Benjamin Franklin Papers

From Benjamin Franklin to the Marquis Turgot, 1 May 1781

To the Marquis Turgot6

AL (draft): University of Pennsylvania Library; copy: Library of Congress

Passy May 1. 1781

Sir,

I did intend when in London to have published a Pamphlet, describing the new Stove you mention, and for that purpose had a Plate engrav’d of which I send you an Impression.7 But I have since been too much engag’d in Affairs to execute that Intention. Its Principle is that of a Syphon revers’d, operating on Air in a manner somewhat similar to the Operation of the common Syphon on Water. The Funnel of the Chimney is the longer Leg, the Vase is the shorter. And As in the common Syphon, the Weight of Water in the longer Leg is greater than that in the shorter Leg, and thus in Descending permits the Water in the shorter Leg to rise, by the Pressure of the Atmosphere: So in this Aerial Syphon, the Levity of the Air in the longer Leg being greater than that in the Shorter, it rises & permits the Pressure of the Atmosphere to force that in the shorter to descend. This causes the Smoke to descend also, & in passing through burning Coals, it is kindled into Flame, thereby heating more the Passages in the Iron Box whereon the Vase which contains the Coals is plac’d and retarding at the same time the Consumption of the Coals. On the left hand of the Engraving you see the Machine put together and plac’d in a Niche built for it in a common Chimney. On the right hand the Parts (except the Vase) are shown separately. If you should desire a more particular Explanation, I will give it to you vivâ voce, whenever you please. I think with you that it is capable of being us’d to Advantage in our Kitchens, if one could overcome the Repugnance of Cooks to the using of new Instruments & new Methods. With great Respect, I have the honour to be Sir,8

M. le Marquis de Turgot

[Note numbering follows the Franklin Papers source.]

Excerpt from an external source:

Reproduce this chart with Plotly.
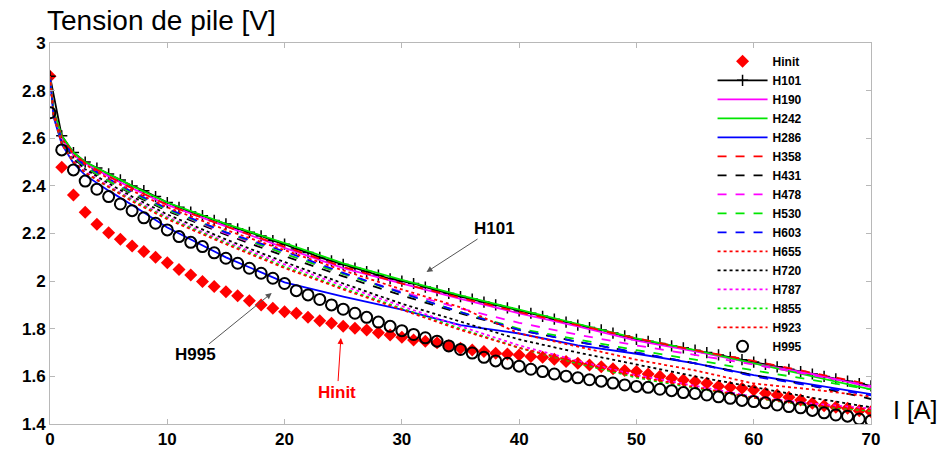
import plotly.graph_objects as go

# ---- data ----
I_pts = list(range(0, 71))

hinit = [2.86, 2.478, 2.362, 2.289, 2.239, 2.203, 2.176, 2.147, 2.124, 2.100,
         2.077, 2.049, 2.026, 1.998, 1.977, 1.955, 1.939, 1.918, 1.900, 1.886,
         1.871, 1.865, 1.848, 1.834, 1.823, 1.811, 1.802, 1.795, 1.783, 1.774,
         1.764, 1.753, 1.747, 1.741, 1.729, 1.718, 1.711, 1.704, 1.697, 1.694,
         1.690, 1.683, 1.680, 1.672, 1.662, 1.655, 1.648, 1.640, 1.632, 1.625,
         1.620, 1.610, 1.601, 1.592, 1.585, 1.578, 1.571, 1.559, 1.554, 1.550,
         1.543, 1.529, 1.522, 1.512, 1.501, 1.487, 1.477, 1.470, 1.466, 1.456,
         1.451]

h101 = [2.86, 2.61, 2.54, 2.50, 2.475, 2.45, 2.425, 2.40, 2.38, 2.355,
        2.33, 2.31, 2.29, 2.275, 2.255, 2.24, 2.22, 2.205, 2.19, 2.17,
        2.155, 2.135, 2.12, 2.10, 2.085, 2.07, 2.055, 2.04, 2.025, 2.01,
        2.00, 1.99, 1.975, 1.96, 1.948, 1.935, 1.925, 1.912, 1.90, 1.888,
        1.875, 1.865, 1.852, 1.84, 1.828, 1.815, 1.805, 1.795, 1.782, 1.77,
        1.755, 1.747, 1.738, 1.728, 1.72, 1.71, 1.70, 1.69, 1.68, 1.67,
        1.66, 1.65, 1.64, 1.63, 1.62, 1.61, 1.60, 1.59, 1.58, 1.57,
        1.56]

h995 = [2.707, 2.551, 2.467, 2.420, 2.386, 2.355, 2.324, 2.296, 2.266, 2.243,
        2.215, 2.187, 2.163, 2.145, 2.119, 2.096, 2.075, 2.054, 2.033, 2.012,
        1.990, 1.960, 1.942, 1.923, 1.900, 1.882, 1.865, 1.848, 1.828, 1.810,
        1.792, 1.776, 1.762, 1.748, 1.728, 1.713, 1.698, 1.680, 1.665, 1.655,
        1.643, 1.630, 1.620, 1.610, 1.601, 1.594, 1.586, 1.580, 1.572, 1.564,
        1.558, 1.554, 1.546, 1.540, 1.532, 1.528, 1.522, 1.514, 1.508, 1.499,
        1.494, 1.489, 1.480, 1.473, 1.468, 1.457, 1.447, 1.438, 1.433, 1.421,
        1.414]

I_curve = [0, 0.3, 1, 2, 3, 5, 7, 10, 15, 20, 25, 30, 35, 40, 45, 50, 55, 60, 65, 70]

h190 = [2.86, 2.71, 2.60, 2.53, 2.495, 2.44, 2.39, 2.32, 2.23, 2.14, 2.055, 1.99, 1.925, 1.865, 1.81, 1.75, 1.705, 1.655, 1.61, 1.555]
h242 = [2.86, 2.72, 2.61, 2.54, 2.50, 2.45, 2.40, 2.33, 2.24, 2.16, 2.075, 2.005, 1.94, 1.88, 1.82, 1.76, 1.71, 1.655, 1.60, 1.545]
h286 = [2.86, 2.69, 2.575, 2.495, 2.445, 2.38, 2.32, 2.225, 2.10, 1.995, 1.935, 1.88, 1.815, 1.78, 1.73, 1.695, 1.655, 1.605, 1.565, 1.525]
h358 = [2.86, 2.71, 2.60, 2.535, 2.495, 2.44, 2.39, 2.32, 2.23, 2.145, 2.06, 1.99, 1.93, 1.87, 1.815, 1.76, 1.71, 1.665, 1.615, 1.565]
h431 = [2.86, 2.70, 2.59, 2.515, 2.475, 2.42, 2.365, 2.295, 2.195, 2.105, 2.02, 1.94, 1.865, 1.795, 1.745, 1.70, 1.655, 1.605, 1.56, 1.505]
h478 = [2.86, 2.70, 2.59, 2.52, 2.48, 2.42, 2.37, 2.30, 2.20, 2.115, 2.03, 1.955, 1.885, 1.825, 1.775, 1.73, 1.69, 1.65, 1.605, 1.56]
h530 = [2.86, 2.70, 2.59, 2.52, 2.48, 2.42, 2.37, 2.30, 2.205, 2.115, 2.03, 1.95, 1.87, 1.80, 1.755, 1.71, 1.67, 1.625, 1.585, 1.545]
h603 = [2.86, 2.70, 2.595, 2.525, 2.485, 2.43, 2.375, 2.305, 2.205, 2.125, 2.035, 1.95, 1.87, 1.795, 1.745, 1.70, 1.655, 1.60, 1.56, 1.52]
h655 = [2.86, 2.71, 2.60, 2.53, 2.49, 2.43, 2.38, 2.31, 2.215, 2.13, 2.045, 1.965, 1.89, 1.78, 1.725, 1.67, 1.625, 1.57, 1.545, 1.515]
h720 = [2.86, 2.70, 2.585, 2.51, 2.47, 2.41, 2.355, 2.28, 2.175, 2.08, 1.99, 1.905, 1.83, 1.755, 1.70, 1.65, 1.60, 1.555, 1.51, 1.47]
h787 = [2.86, 2.70, 2.58, 2.505, 2.46, 2.40, 2.345, 2.27, 2.165, 2.07, 1.98, 1.895, 1.81, 1.73, 1.665, 1.605, 1.56, 1.515, 1.485, 1.465]
h855 = [2.86, 2.70, 2.58, 2.50, 2.455, 2.395, 2.34, 2.265, 2.16, 2.06, 1.97, 1.885, 1.80, 1.72, 1.655, 1.595, 1.55, 1.51, 1.475, 1.455]
h923 = [2.86, 2.70, 2.575, 2.50, 2.455, 2.395, 2.335, 2.26, 2.155, 2.055, 1.965, 1.88, 1.795, 1.72, 1.66, 1.60, 1.555, 1.51, 1.48, 1.46]

x_ticks = [0, 10, 20, 30, 40, 50, 60, 70]
y_ticks = [1.4, 1.6, 1.8, 2.0, 2.2, 2.4, 2.6, 2.8, 3.0]

FONT = "Liberation Sans, Arial, sans-serif"
RED, GREEN, BLUE, MAG, BLK = "#ff0000", "#00e600", "#0000ff", "#ff00ff", "#000000"

fig = go.Figure()

fig.add_trace(go.Scatter(x=I_pts, y=hinit, name="Hinit", mode="markers",
                         marker=dict(symbol="diamond", size=10, color=RED)))
fig.add_trace(go.Scatter(x=I_pts, y=h101, name="H101", mode="lines+markers",
                         line=dict(color=BLK, width=1.8),
                         marker=dict(symbol="cross-thin", size=8, color=BLK,
                                     line=dict(color=BLK, width=1.5))))

line_series = [
    ("H190", h190, MAG, "solid"),
    ("H242", h242, GREEN, "solid"),
    ("H286", h286, BLUE, "solid"),
    ("H358", h358, RED, "dash"),
    ("H431", h431, BLK, "dash"),
    ("H478", h478, MAG, "dash"),
    ("H530", h530, GREEN, "dash"),
    ("H603", h603, BLUE, "dash"),
    ("H655", h655, RED, "dot"),
    ("H720", h720, BLK, "dot"),
    ("H787", h787, MAG, "dot"),
    ("H855", h855, GREEN, "dot"),
    ("H923", h923, RED, "dot"),
]
for name, vals, col, dash in line_series:
    fig.add_trace(go.Scatter(x=I_curve, y=vals, name=name, mode="lines",
                             line=dict(color=col, width=1.8, dash=dash)))

fig.add_trace(go.Scatter(x=I_pts, y=h995, name="H995", mode="markers",
                         marker=dict(symbol="circle-open", size=11, color=BLK,
                                     line=dict(color=BLK, width=2))))

axis_common = dict(showline=True, linecolor="#b8b8b8", linewidth=1, mirror="ticks",
                   ticks="inside", ticklen=5, tickcolor="#b8b8b8", showgrid=False,
                   zeroline=False, automargin=False,
                   tickfont=dict(family=FONT, size=17, color="black", weight="bold"))

fig.update_xaxes(range=[0, 70], tickvals=x_ticks, **axis_common)
fig.update_yaxes(range=[1.4, 3.0], tickvals=y_ticks, **axis_common)

annos = [
    dict(x=32.1, y=2.038, ax=37.9, ay=2.223, text="<b>H101</b>", color="black", acol="#555555"),
    dict(x=18.9, y=1.950, ax=12.4, ay=1.690, text="<b>H995</b>", color="black", acol="#555555"),
    dict(x=24.8, y=1.761, ax=24.5, ay=1.534, text="<b>Hinit</b>", color=RED, acol=RED),
]
for a in annos:
    fig.add_annotation(x=a["x"], y=a["y"], ax=a["ax"], ay=a["ay"], xref="x", yref="y",
                       axref="x", ayref="y", text=a["text"], showarrow=True,
                       arrowhead=2, arrowsize=1.2, arrowwidth=1, arrowcolor=a["acol"],
                       font=dict(family=FONT, size=17, color=a["color"]))

fig.add_annotation(x=0, y=1.0, xref="paper", yref="paper", xanchor="left", yanchor="middle",
                   xshift=-5, yshift=23, text="Tension de pile [V]", showarrow=False,
                   font=dict(family=FONT, size=28, color="black"))
fig.add_annotation(x=1.0828, y=0, xref="paper", yref="paper", xanchor="right", yanchor="middle",
                   xshift=0, yshift=14, text="I [A]", showarrow=False,
                   font=dict(family=FONT, size=25, color="black"))

fig.update_layout(
    width=941, height=451,
    margin=dict(l=50, r=70, t=43, b=27, autoexpand=False),
    paper_bgcolor="white", plot_bgcolor="white",
    showlegend=True,
    legend=dict(x=0.807, y=0.99, xanchor="left", yanchor="top",
                bgcolor="rgba(255,255,255,0)", borderwidth=0,
                font=dict(family=FONT, size=12, color="black", weight="bold"),
                tracegroupgap=0, itemwidth=50, maxheight=420),
)

fig.write_html("out.html", config={"displayModeBar": False},
               post_script="document.body.style.margin='0';")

6In answer to his of April 25: XXXIV, 574.

7This was the same engraving that BF had sent to Morand in 1778: XXVII, 507n. He had it engraved in 1773 when he intended, as he says here, to publish a description of it. BF first mentioned the stove in a letter to Dubourg of Jan. 22, 1773, characterizing it as little more than a curiosity since it required a degree of fussing that ordinary servants could not be expected to perform. Dubourg published this section of BF’s letter in Œuvres de M. Franklin; this explains why the two recent inquiries (this one of Turgot’s, and the one summarized in XXXIV, 69) both mention the problem of servants. BF sent Dubourg the first known copy of the engraving; see XX, xvii–xviii, 25–6, and especially p. 251 and facing (where it is reproduced).

8On Sept. 20 BF purchased another kind of stove from the inventor, M. Nivert. This was one of the “Nouveaux fourneaux économiques et portatifs,” a portable cooking stove which had been described in the Gaz. de Santé of Oct. 1, 1780. Nivert had this article reprinted as a broadside on March 13, 1781, and furnished BF with a copy, as well as his two-page set of printed instructions. The stove had features of both a Dutch oven and a steam cooker; as many as three cooking vessels (of glass, porcelain, pottery, or crystal) could be used simultaneously. The two broadsides mentioned above, as well as Nivert’s receipt for 60 l.t. 15 s., are at the APS.